** BEGIN Source material **

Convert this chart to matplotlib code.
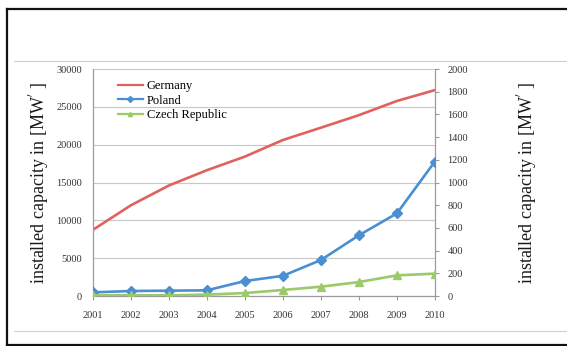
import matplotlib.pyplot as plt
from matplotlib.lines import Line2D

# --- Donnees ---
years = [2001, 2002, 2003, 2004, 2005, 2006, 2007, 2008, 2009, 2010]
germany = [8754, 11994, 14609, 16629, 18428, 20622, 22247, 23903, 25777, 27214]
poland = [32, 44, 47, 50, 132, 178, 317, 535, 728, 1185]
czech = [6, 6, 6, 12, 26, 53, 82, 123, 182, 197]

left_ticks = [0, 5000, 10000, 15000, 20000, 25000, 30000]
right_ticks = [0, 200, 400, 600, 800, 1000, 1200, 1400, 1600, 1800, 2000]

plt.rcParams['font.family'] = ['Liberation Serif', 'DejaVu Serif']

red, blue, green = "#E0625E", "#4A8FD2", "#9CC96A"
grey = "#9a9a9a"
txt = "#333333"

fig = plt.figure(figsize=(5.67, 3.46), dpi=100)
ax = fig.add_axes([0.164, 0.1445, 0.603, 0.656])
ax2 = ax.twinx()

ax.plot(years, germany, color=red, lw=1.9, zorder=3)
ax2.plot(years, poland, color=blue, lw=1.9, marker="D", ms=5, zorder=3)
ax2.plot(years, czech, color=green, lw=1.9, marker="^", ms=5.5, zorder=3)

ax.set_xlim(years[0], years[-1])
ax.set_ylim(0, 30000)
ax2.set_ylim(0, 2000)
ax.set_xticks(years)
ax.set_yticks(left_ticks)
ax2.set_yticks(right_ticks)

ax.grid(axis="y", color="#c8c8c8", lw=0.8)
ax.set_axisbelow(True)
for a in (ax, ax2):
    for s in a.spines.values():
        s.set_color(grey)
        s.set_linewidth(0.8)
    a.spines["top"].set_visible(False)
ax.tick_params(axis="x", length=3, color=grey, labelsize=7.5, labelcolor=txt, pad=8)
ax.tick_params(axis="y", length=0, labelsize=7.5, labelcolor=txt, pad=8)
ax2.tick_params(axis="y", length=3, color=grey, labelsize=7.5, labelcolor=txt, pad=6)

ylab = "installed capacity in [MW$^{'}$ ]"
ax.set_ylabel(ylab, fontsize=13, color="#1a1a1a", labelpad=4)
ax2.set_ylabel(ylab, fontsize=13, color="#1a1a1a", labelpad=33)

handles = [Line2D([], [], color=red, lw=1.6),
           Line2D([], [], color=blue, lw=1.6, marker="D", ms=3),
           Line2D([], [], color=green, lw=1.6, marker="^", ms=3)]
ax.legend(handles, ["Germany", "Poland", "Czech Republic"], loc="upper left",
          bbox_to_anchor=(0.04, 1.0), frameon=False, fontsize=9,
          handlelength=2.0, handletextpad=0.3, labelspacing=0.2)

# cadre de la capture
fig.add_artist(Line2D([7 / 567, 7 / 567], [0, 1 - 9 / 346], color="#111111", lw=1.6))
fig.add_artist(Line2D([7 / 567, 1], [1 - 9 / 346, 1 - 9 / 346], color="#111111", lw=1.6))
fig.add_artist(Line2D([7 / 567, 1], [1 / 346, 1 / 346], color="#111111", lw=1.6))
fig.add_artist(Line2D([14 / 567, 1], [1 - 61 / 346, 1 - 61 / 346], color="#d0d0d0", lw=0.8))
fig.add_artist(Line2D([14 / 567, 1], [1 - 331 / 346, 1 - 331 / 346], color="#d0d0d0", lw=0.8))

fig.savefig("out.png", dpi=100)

** END Source material **

→ **Exercise objective**: Leaving out the pictures, repeat the data above exactly.

→ **Complete response**:
Convert this chart to matplotlib code.
import matplotlib.pyplot as plt
from matplotlib.lines import Line2D

# --- Donnees ---
years = [2001, 2002, 2003, 2004, 2005, 2006, 2007, 2008, 2009, 2010]
germany = [8754, 11994, 14609, 16629, 18428, 20622, 22247, 23903, 25777, 27214]
poland = [32, 44, 47, 50, 132, 178, 317, 535, 728, 1185]
czech = [6, 6, 6, 12, 26, 53, 82, 123, 182, 197]

left_ticks = [0, 5000, 10000, 15000, 20000, 25000, 30000]
right_ticks = [0, 200, 400, 600, 800, 1000, 1200, 1400, 1600, 1800, 2000]

plt.rcParams['font.family'] = ['Liberation Serif', 'DejaVu Serif']

red, blue, green = "#E0625E", "#4A8FD2", "#9CC96A"
grey = "#9a9a9a"
txt = "#333333"

fig = plt.figure(figsize=(5.67, 3.46), dpi=100)
ax = fig.add_axes([0.164, 0.1445, 0.603, 0.656])
ax2 = ax.twinx()

ax.plot(years, germany, color=red, lw=1.9, zorder=3)
ax2.plot(years, poland, color=blue, lw=1.9, marker="D", ms=5, zorder=3)
ax2.plot(years, czech, color=green, lw=1.9, marker="^", ms=5.5, zorder=3)

ax.set_xlim(years[0], years[-1])
ax.set_ylim(0, 30000)
ax2.set_ylim(0, 2000)
ax.set_xticks(years)
ax.set_yticks(left_ticks)
ax2.set_yticks(right_ticks)

ax.grid(axis="y", color="#c8c8c8", lw=0.8)
ax.set_axisbelow(True)
for a in (ax, ax2):
    for s in a.spines.values():
        s.set_color(grey)
        s.set_linewidth(0.8)
    a.spines["top"].set_visible(False)
ax.tick_params(axis="x", length=3, color=grey, labelsize=7.5, labelcolor=txt, pad=8)
ax.tick_params(axis="y", length=0, labelsize=7.5, labelcolor=txt, pad=8)
ax2.tick_params(axis="y", length=3, color=grey, labelsize=7.5, labelcolor=txt, pad=6)

ylab = "installed capacity in [MW$^{'}$ ]"
ax.set_ylabel(ylab, fontsize=13, color="#1a1a1a", labelpad=4)
ax2.set_ylabel(ylab, fontsize=13, color="#1a1a1a", labelpad=33)

handles = [Line2D([], [], color=red, lw=1.6),
           Line2D([], [], color=blue, lw=1.6, marker="D", ms=3),
           Line2D([], [], color=green, lw=1.6, marker="^", ms=3)]
ax.legend(handles, ["Germany", "Poland", "Czech Republic"], loc="upper left",
          bbox_to_anchor=(0.04, 1.0), frameon=False, fontsize=9,
          handlelength=2.0, handletextpad=0.3, labelspacing=0.2)

# cadre de la capture
fig.add_artist(Line2D([7 / 567, 7 / 567], [0, 1 - 9 / 346], color="#111111", lw=1.6))
fig.add_artist(Line2D([7 / 567, 1], [1 - 9 / 346, 1 - 9 / 346], color="#111111", lw=1.6))
fig.add_artist(Line2D([7 / 567, 1], [1 / 346, 1 / 346], color="#111111", lw=1.6))
fig.add_artist(Line2D([14 / 567, 1], [1 - 61 / 346, 1 - 61 / 346], color="#d0d0d0", lw=0.8))
fig.add_artist(Line2D([14 / 567, 1], [1 - 331 / 346, 1 - 331 / 346], color="#d0d0d0", lw=0.8))

fig.savefig("out.png", dpi=100)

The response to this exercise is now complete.